Inflating grades (and similar things) seems to come from human nature however. Again the figure-skating comparison comes to mind. They pretend to grade out of 6.0 but no matter how badly one screws up they ain't getting lower than 5.0. This drives me nuts and rationally I think why not just subtract 5.0 from everyone's score and score from 0.0-1.0? Well because human nature would consider .6/1.0 a horrible score even if 5.6/6.0 for the same performance is fine. So scores would be automatically re-inflated so that no one gets lower than .7. But then I'd wonder why not just subtract .7 from everyone's score and grade from 0-.3. And so on....

The point is if you got your way and inflated grades so most people get As, the demand for sorting students, which doesn't go away, would (probably) lead to further stratification - say a system of A--, A-, A, A+, A++. I'm sure you can see how this would end up being just a re-labeling of the existing grade system we already have.

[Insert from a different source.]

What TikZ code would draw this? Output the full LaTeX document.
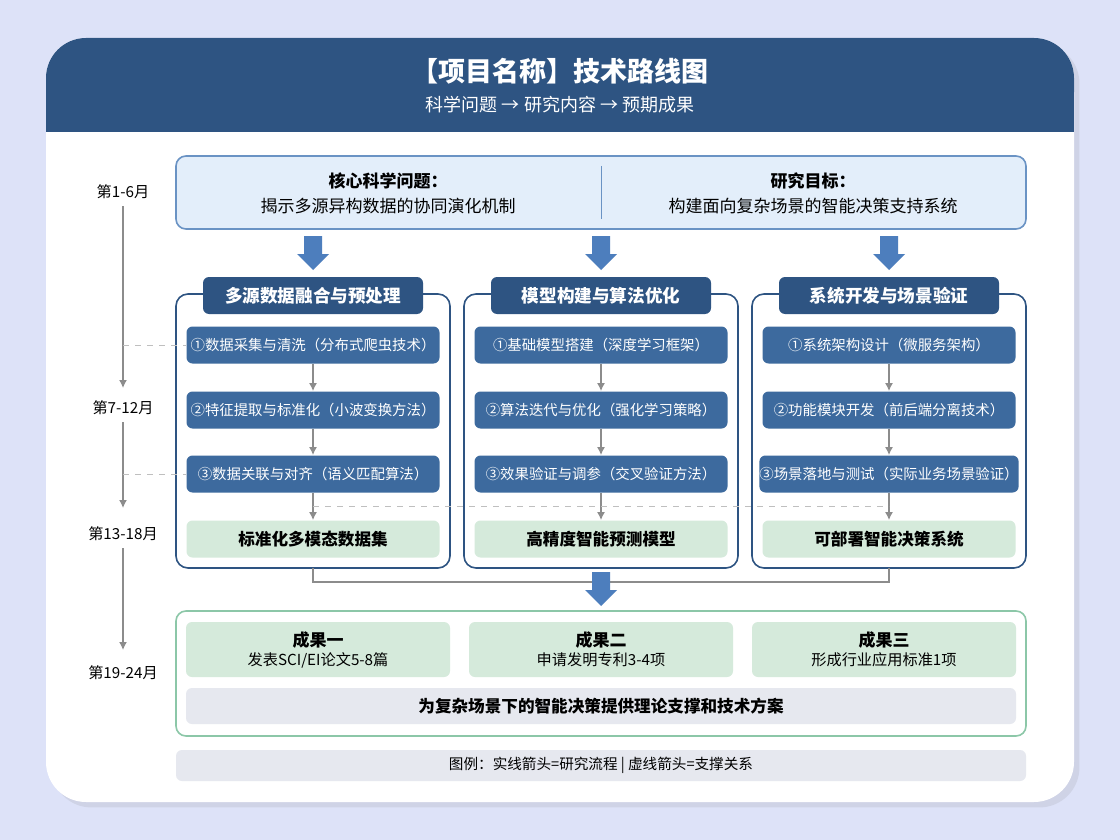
\documentclass[tikz,border=0pt]{standalone}
\usepackage{fontspec}
\setmainfont{Noto Sans CJK SC}
\usetikzlibrary{positioning}
\usetikzlibrary{arrows.meta}
\usetikzlibrary{shadows}
\definecolor{hdblue}{HTML}{2E5482}
\definecolor{stepblue}{HTML}{3D6A9E}
\definecolor{arrblue}{HTML}{4D7EBD}
\definecolor{topfill}{HTML}{E3EEFA}
\definecolor{topline}{HTML}{6A93C4}
\definecolor{resgreen}{HTML}{D5EADB}
\definecolor{outgreen}{HTML}{8CC7A8}
\definecolor{barfill}{HTML}{E6E8EF}
\definecolor{bgcol}{HTML}{DDE2F8}
\tikzset{
  stepbox/.style={draw=none, fill=stepblue, rounded corners=3pt, minimum width=126.5pt, minimum height=18.5pt, text=white, font=\fontsize{7.2}{8}\selectfont, inner sep=0pt},
  resbox/.style={fill=resgreen, rounded corners=3pt, minimum width=126.5pt, minimum height=18.5pt, font=\fontsize{8.3}{9}\selectfont\bfseries, inner sep=0pt},
  tab/.style={fill=hdblue, rounded corners=3pt, minimum width=110pt, minimum height=18.5pt, text=white, font=\fontsize{8.8}{9}\selectfont\bfseries, inner sep=0pt},
  col/.style={draw=hdblue, line width=0.8pt, rounded corners=6pt, fill=white},
  flow/.style={-{Latex[length=4pt,width=4pt]}, draw=gray!90, line width=0.7pt},
  support/.style={dashed, draw=gray!50, line width=0.5pt},
  bigarrow/.style={fill=arrblue, draw=none},
  month/.style={font=\fontsize{7.6}{8}\selectfont},
  outres/.style={fill=resgreen, rounded corners=3pt, minimum width=132pt, minimum height=27.5pt, inner sep=0pt, align=center, font=\fontsize{7.6}{9.5}\selectfont},
}
\newcommand{\bigdown}[2]{\fill[bigarrow] (#1-9,#2) -- (#1+9,#2) -- (#1+9,#2+18) -- (#1+16,#2+18) -- (#1,#2+34) -- (#1-16,#2+18) -- (#1-9,#2+18) -- cycle;}
\begin{document}
\begin{tikzpicture}[x=0.5pt,y=-0.5pt]
\useasboundingbox (0,0) rectangle (1120,840);
\fill[bgcol] (0,0) rectangle (1120,840);

%%%%%%%%%% Card and header %%%%%%%%%%
\fill[white, rounded corners=20pt, drop shadow={opacity=0.15}] (46,38) rectangle (1074,802);
\fill[hdblue, rounded corners=20pt] (46,38) rectangle (1074,132);
\fill[hdblue] (46,90) rectangle (1074,132);
\node[text=white, font=\fontsize{13.5}{14}\selectfont\bfseries] (title) at (560,71) {【项目名称】技术路线图};
\node[text=white, font=\fontsize{9}{10}\selectfont] (subtitle) at (560,105) {科学问题 → 研究内容 → 预期成果};

%%%%%%%%%% Top box %%%%%%%%%%
\node[draw=topline, fill=topfill, line width=0.8pt, rounded corners=5pt, minimum width=425pt, minimum height=36.5pt] (top) at (601,192.5) {};
\draw[topline, line width=0.5pt] (601,166) -- (601,219);
\node[font=\fontsize{8.5}{9}\selectfont\bfseries] (qhead) at (388,181) {核心科学问题：};
\node[font=\fontsize{8.5}{9}\selectfont] (qtext) at (388,206) {揭示多源异构数据的协同演化机制};
\node[font=\fontsize{8.5}{9}\selectfont\bfseries] (ghead) at (813,181) {研究目标：};
\node[font=\fontsize{8.5}{9}\selectfont] (gtext) at (813,206) {构建面向复杂场景的智能决策支持系统};

\bigdown{313}{236}
\bigdown{601}{236}
\bigdown{889}{236}

%%%%%%%%%% Columns %%%%%%%%%%
\foreach \cx in {313, 601, 889}{
  \draw[col] (\cx-137,294) rectangle (\cx+137,568);
}
\node[tab] (tab-a) at (313,295.5) {多源数据融合与预处理};
\node[tab] (tab-b) at (601,295.5) {模型构建与算法优化};
\node[tab] (tab-c) at (889,295.5) {系统开发与场景验证};

\node[stepbox] (a1) at (313,345) {①数据采集与清洗（分布式爬虫技术）};
\node[stepbox] (a2) at (313,410) {②特征提取与标准化（小波变换方法）};
\node[stepbox] (a3) at (313,474) {③数据关联与对齐（语义匹配算法）};
\node[resbox]  (a4) at (313,539) {标准化多模态数据集};

\node[stepbox] (b1) at (601,345) {①基础模型搭建（深度学习框架）};
\node[stepbox] (b2) at (601,410) {②算法迭代与优化（强化学习策略）};
\node[stepbox] (b3) at (601,474) {③效果验证与调参（交叉验证方法）};
\node[resbox]  (b4) at (601,539) {高精度智能预测模型};

\node[stepbox] (c1) at (889,345) {①系统架构设计（微服务架构）};
\node[stepbox] (c2) at (889,410) {②功能模块开发（前后端分离技术）};
\node[stepbox] (c3) at (889,474) {③场景落地与测试（实际业务场景验证）};
\node[resbox]  (c4) at (889,539) {可部署智能决策系统};

\foreach \n in {a,b,c}{
  \draw[flow] (\n1) -- (\n2);
  \draw[flow] (\n2) -- (\n3);
  \draw[flow] (\n3) -- (\n4);
}

%%%%%%%%%% Merge to outcomes %%%%%%%%%%
\coordinate (ma) at (313,568);
\coordinate (mc) at (889,568);
\draw[gray!90, line width=0.7pt] (ma) -- ++(0,14) -| (mc);
\bigdown{601}{572}

\node[draw=outgreen, line width=0.8pt, rounded corners=5pt, minimum width=425pt, minimum height=62.5pt] (out) at (601,673.5) {};
\node[outres] (o1) at (318,649.5) {\textbf{\fontsize{8.5}{9.5}\selectfont 成果一}\\发表SCI/EI论文5-8篇};
\node[outres] (o2) at (601,649.5) {\textbf{\fontsize{8.5}{9.5}\selectfont 成果二}\\申请发明专利3-4项};
\node[outres] (o3) at (884,649.5) {\textbf{\fontsize{8.5}{9.5}\selectfont 成果三}\\形成行业应用标准1项};
\node[fill=barfill, rounded corners=3pt, minimum width=415pt, minimum height=18pt, inner sep=0pt, font=\fontsize{8.3}{9}\selectfont\bfseries] (sum) at (601,706) {为复杂场景下的智能决策提供理论支撑和技术方案};

%%%%%%%%%% Legend %%%%%%%%%%
\node[fill=barfill, rounded corners=3pt, minimum width=425pt, minimum height=15.5pt, inner sep=0pt, font=\fontsize{7.3}{8}\selectfont] (legend) at (601,765.5) {图例：实线箭头=研究流程 | 虚线箭头=支撑关系};

%%%%%%%%%% Timeline %%%%%%%%%%
\node[month] (t1) at (123,192) {第1-6月};
\node[month] (t2) at (123,408) {第7-12月};
\node[month] (t3) at (123,534) {第13-18月};
\node[month] (t4) at (123,673) {第19-24月};
\draw[flow] (t1) -- (123,388);
\draw[flow] (t2) -- (123,508);
\draw[flow] (t3) -- (123,650);

\coordinate (d1) at (123,345);
\coordinate (d3) at (123,474);
\draw[support] (d1) -- (a1.west);
\draw[support] (d3) -- (a3.west);
\coordinate (sa) at (313,506);
\coordinate (sc) at (889,506);
\draw[support] (sa) -- (sc);
\end{tikzpicture}
\end{document}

If you're going to insist that grades *don't* stratify (i.e. no plus/minus), that most students just get "A", the problem is that grades will lose their usefulness altogether for how they are used. But again, the demand for sorting students by performance can't go away, so some other (perhaps stealth) measure would have to be used. What? I have no idea but I doubt it would be any better than the grading system we already have....

Elliot,

Bad questions are going to be a problem for any grading system.

I saw the inverse-scoring sysem I described above at car rallyes (brain-tesers on wheels, where people would follow complex instructions carefully and answer questions along the way, avoiding logical tricks). At the finish, each entrant would receive the official Answers and Explanations. He would also have a chance to protest any wrong answers he got where he thought his answer was more correct than the official one, or that he answered as he did because of a problem with the question, rather than because he failed to catch the intended trap. The rallyemaster would usually grant full credit for a valid protest, or throw out a question entirely if it seemed that it was sufficiently flawed that many people would answer for the wrong reasons.

Anyway, most teachers I have had were not open to this sort of protest system that would correct invalid test results. That's the problem, and I don't think that any grading system short of thowing out grades altogether will fix it.

I meant brain-teasers, not brain-tesers.